* Aim *
The listing below begins with the first line you should copy; stop after the line containing "(ArcBotA) at (91,343);", and drop every picture.

**** Listing ****

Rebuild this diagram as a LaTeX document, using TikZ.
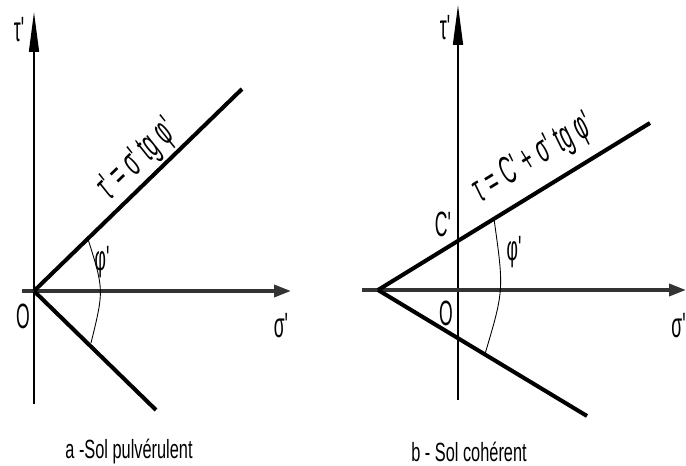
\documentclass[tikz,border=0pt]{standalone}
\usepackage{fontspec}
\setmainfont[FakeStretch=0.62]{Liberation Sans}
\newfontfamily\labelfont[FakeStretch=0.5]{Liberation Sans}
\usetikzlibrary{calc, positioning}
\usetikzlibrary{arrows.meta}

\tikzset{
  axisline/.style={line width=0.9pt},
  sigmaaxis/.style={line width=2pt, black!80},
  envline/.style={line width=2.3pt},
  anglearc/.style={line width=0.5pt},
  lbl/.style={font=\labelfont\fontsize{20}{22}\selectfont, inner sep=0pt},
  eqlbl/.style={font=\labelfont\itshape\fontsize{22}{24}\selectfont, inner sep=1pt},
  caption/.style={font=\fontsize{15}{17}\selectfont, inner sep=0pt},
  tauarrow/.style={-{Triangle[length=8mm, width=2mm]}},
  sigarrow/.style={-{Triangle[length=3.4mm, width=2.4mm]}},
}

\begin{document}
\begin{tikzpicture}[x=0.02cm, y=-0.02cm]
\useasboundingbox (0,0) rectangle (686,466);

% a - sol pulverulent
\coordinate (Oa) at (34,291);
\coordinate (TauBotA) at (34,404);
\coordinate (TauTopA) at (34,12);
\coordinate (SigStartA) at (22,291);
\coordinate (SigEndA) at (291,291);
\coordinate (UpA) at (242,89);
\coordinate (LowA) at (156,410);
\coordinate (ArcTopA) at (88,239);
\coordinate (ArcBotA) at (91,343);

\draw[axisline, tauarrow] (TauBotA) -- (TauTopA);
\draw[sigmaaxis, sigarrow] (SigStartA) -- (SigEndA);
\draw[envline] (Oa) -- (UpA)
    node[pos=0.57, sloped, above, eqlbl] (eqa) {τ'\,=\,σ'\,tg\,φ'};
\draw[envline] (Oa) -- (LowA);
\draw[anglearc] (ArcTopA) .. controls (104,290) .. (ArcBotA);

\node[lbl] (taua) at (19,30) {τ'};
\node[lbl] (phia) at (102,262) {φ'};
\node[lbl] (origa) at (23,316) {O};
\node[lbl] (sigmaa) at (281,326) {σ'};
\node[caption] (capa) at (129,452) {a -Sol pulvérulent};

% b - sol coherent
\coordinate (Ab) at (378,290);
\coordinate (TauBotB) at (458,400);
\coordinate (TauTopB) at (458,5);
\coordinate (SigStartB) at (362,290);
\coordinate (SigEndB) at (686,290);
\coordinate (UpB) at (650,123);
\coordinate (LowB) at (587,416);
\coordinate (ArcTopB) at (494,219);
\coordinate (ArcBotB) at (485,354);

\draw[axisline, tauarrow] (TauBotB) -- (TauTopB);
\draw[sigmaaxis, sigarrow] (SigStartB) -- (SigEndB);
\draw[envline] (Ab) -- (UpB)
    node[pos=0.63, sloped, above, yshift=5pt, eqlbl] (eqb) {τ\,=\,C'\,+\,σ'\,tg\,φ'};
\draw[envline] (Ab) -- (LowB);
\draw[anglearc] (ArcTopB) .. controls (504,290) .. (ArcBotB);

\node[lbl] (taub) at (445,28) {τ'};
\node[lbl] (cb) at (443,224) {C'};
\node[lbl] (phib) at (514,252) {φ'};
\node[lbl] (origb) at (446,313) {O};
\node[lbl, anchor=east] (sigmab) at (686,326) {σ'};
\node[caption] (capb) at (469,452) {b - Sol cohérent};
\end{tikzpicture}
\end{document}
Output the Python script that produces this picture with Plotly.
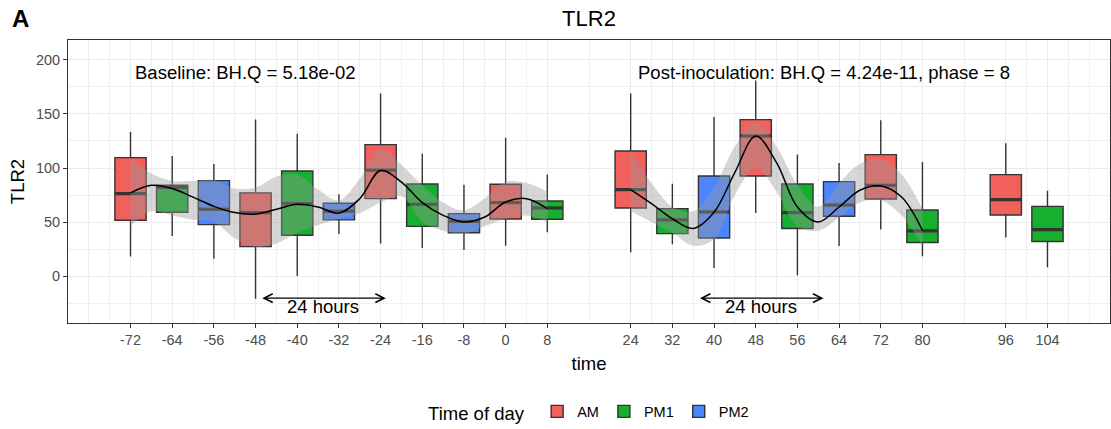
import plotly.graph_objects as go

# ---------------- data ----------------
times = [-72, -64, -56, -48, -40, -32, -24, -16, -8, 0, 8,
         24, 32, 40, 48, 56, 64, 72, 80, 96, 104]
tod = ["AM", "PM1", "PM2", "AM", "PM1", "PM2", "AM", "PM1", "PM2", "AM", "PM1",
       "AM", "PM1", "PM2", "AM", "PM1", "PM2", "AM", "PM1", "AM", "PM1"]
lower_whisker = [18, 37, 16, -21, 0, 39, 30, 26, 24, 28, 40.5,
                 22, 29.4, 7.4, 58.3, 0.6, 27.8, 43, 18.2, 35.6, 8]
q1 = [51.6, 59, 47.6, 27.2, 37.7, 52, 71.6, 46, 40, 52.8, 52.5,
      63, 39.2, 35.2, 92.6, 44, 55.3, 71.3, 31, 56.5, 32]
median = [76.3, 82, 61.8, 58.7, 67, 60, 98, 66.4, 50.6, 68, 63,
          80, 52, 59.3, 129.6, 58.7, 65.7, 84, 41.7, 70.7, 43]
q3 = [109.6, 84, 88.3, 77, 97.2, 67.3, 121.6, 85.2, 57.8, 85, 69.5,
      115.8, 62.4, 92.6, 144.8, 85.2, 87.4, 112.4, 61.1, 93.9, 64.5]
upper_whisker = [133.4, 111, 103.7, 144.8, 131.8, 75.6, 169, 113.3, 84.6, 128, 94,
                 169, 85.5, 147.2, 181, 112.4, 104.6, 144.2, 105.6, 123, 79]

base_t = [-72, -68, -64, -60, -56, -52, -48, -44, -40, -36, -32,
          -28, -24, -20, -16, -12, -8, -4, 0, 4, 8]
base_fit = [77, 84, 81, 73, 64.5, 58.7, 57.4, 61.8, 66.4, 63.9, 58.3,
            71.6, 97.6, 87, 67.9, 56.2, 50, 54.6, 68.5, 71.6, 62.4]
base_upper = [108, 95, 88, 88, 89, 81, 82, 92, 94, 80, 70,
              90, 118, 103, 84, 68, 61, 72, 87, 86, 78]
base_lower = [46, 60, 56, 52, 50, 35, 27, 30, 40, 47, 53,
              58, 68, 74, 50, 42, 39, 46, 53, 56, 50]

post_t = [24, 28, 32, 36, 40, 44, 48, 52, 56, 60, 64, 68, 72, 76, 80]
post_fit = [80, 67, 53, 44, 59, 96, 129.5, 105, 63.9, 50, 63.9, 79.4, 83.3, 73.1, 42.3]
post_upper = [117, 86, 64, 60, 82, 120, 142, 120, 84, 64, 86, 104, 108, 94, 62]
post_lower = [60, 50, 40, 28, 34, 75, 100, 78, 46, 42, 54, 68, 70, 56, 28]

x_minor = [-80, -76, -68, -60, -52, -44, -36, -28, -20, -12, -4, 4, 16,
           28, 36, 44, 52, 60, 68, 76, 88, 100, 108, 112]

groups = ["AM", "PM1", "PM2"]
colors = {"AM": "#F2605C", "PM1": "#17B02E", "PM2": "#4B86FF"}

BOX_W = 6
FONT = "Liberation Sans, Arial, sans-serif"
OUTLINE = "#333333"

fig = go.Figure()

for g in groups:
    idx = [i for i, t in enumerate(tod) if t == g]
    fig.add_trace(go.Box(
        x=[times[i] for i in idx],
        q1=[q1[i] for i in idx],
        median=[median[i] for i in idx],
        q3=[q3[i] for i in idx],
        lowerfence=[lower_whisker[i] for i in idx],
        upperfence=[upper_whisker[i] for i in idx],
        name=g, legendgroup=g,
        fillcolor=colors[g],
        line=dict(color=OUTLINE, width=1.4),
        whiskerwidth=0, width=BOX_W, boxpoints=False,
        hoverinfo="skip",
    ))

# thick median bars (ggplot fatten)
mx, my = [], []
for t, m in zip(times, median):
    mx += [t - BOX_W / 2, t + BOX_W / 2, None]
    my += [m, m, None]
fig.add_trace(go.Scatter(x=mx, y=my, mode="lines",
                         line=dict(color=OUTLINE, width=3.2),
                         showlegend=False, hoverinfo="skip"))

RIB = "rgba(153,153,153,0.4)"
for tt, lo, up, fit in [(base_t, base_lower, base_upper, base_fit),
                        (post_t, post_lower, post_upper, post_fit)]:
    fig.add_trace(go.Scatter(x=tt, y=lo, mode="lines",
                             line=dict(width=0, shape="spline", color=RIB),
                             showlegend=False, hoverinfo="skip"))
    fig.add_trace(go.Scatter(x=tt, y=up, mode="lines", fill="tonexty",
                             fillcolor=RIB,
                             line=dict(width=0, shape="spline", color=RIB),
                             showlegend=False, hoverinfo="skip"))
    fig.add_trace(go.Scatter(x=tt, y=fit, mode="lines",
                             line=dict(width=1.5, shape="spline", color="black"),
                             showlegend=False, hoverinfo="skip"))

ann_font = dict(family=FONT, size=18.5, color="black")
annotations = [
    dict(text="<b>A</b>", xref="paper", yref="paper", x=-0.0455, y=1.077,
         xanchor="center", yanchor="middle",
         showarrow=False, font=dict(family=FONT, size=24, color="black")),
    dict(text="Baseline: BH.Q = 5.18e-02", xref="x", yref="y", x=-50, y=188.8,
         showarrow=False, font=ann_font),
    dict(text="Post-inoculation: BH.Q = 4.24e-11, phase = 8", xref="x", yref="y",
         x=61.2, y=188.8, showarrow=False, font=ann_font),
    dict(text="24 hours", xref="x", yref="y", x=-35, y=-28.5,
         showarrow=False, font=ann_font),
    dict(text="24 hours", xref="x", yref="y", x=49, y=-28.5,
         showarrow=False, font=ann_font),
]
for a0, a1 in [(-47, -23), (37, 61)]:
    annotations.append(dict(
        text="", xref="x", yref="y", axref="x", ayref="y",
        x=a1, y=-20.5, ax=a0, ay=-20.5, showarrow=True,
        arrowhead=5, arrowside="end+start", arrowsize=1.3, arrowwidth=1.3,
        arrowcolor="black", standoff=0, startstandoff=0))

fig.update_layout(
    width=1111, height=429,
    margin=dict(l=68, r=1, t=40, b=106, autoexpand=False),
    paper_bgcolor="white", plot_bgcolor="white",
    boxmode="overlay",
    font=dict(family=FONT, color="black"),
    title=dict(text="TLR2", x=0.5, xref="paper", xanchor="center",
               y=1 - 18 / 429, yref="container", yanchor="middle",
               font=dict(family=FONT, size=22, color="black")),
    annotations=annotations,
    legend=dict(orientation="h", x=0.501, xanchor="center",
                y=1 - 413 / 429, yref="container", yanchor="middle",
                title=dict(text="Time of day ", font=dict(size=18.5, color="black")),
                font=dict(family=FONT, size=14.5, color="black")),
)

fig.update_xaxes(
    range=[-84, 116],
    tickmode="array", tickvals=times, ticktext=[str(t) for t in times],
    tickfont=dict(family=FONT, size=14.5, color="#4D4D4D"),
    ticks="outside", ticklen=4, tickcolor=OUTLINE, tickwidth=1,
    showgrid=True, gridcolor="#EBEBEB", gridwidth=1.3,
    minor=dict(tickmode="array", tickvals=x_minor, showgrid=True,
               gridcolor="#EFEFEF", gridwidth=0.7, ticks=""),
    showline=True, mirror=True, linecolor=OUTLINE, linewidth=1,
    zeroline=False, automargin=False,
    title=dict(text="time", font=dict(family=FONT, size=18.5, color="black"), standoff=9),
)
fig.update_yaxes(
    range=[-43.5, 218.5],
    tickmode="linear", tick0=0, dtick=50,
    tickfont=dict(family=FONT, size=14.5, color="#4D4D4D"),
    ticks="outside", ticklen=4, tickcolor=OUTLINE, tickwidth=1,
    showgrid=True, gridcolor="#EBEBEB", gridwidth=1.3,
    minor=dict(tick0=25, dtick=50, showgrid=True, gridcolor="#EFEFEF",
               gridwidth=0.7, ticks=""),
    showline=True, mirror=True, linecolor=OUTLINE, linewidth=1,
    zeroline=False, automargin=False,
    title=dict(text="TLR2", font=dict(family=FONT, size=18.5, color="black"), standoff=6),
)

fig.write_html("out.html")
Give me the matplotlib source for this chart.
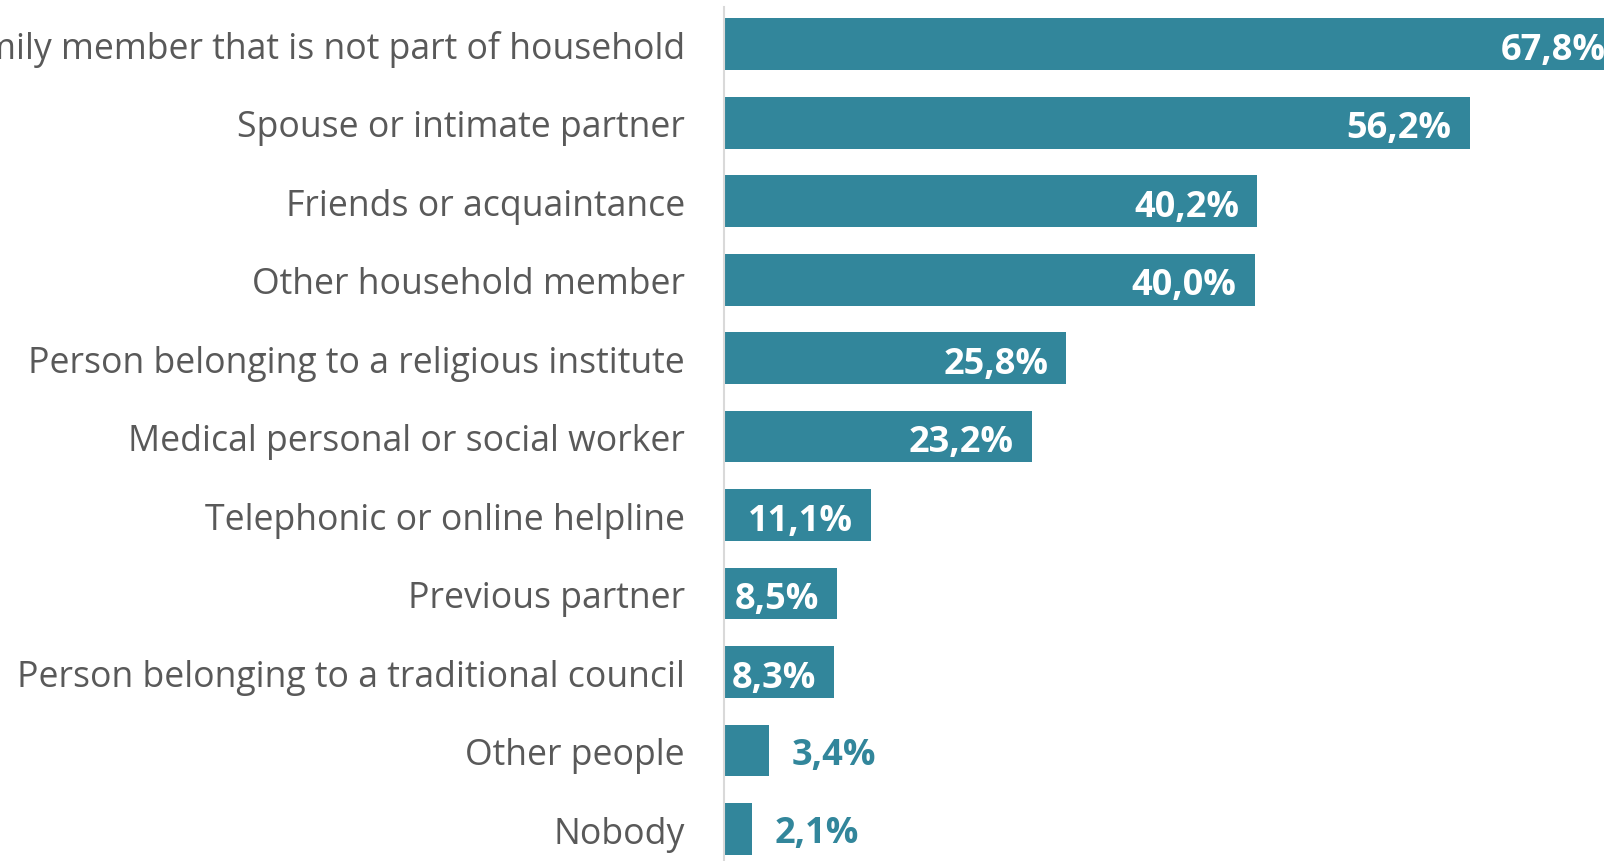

****

* Exercise response *
Rebuild this diagram as a LaTeX document, using TikZ.
\documentclass[tikz,border=0pt]{standalone}
\usepackage{fontspec}
\setmainfont[FakeStretch=0.62]{Liberation Sans}
\newfontfamily\labelfont[FakeStretch=0.5]{Liberation Sans}
\usetikzlibrary{calc, positioning}
\usetikzlibrary{arrows.meta}

\tikzset{
  axisline/.style={line width=0.9pt},
  sigmaaxis/.style={line width=2pt, black!80},
  envline/.style={line width=2.3pt},
  anglearc/.style={line width=0.5pt},
  lbl/.style={font=\labelfont\fontsize{20}{22}\selectfont, inner sep=0pt},
  eqlbl/.style={font=\labelfont\itshape\fontsize{22}{24}\selectfont, inner sep=1pt},
  caption/.style={font=\fontsize{15}{17}\selectfont, inner sep=0pt},
  tauarrow/.style={-{Triangle[length=8mm, width=2mm]}},
  sigarrow/.style={-{Triangle[length=3.4mm, width=2.4mm]}},
}

\begin{document}
\begin{tikzpicture}[x=0.02cm, y=-0.02cm]
\useasboundingbox (0,0) rectangle (686,466);

% a - sol pulverulent
\coordinate (Oa) at (34,291);
\coordinate (TauBotA) at (34,404);
\coordinate (TauTopA) at (34,12);
\coordinate (SigStartA) at (22,291);
\coordinate (SigEndA) at (291,291);
\coordinate (UpA) at (242,89);
\coordinate (LowA) at (156,410);
\coordinate (ArcTopA) at (88,239);
\coordinate (ArcBotA) at (91,343);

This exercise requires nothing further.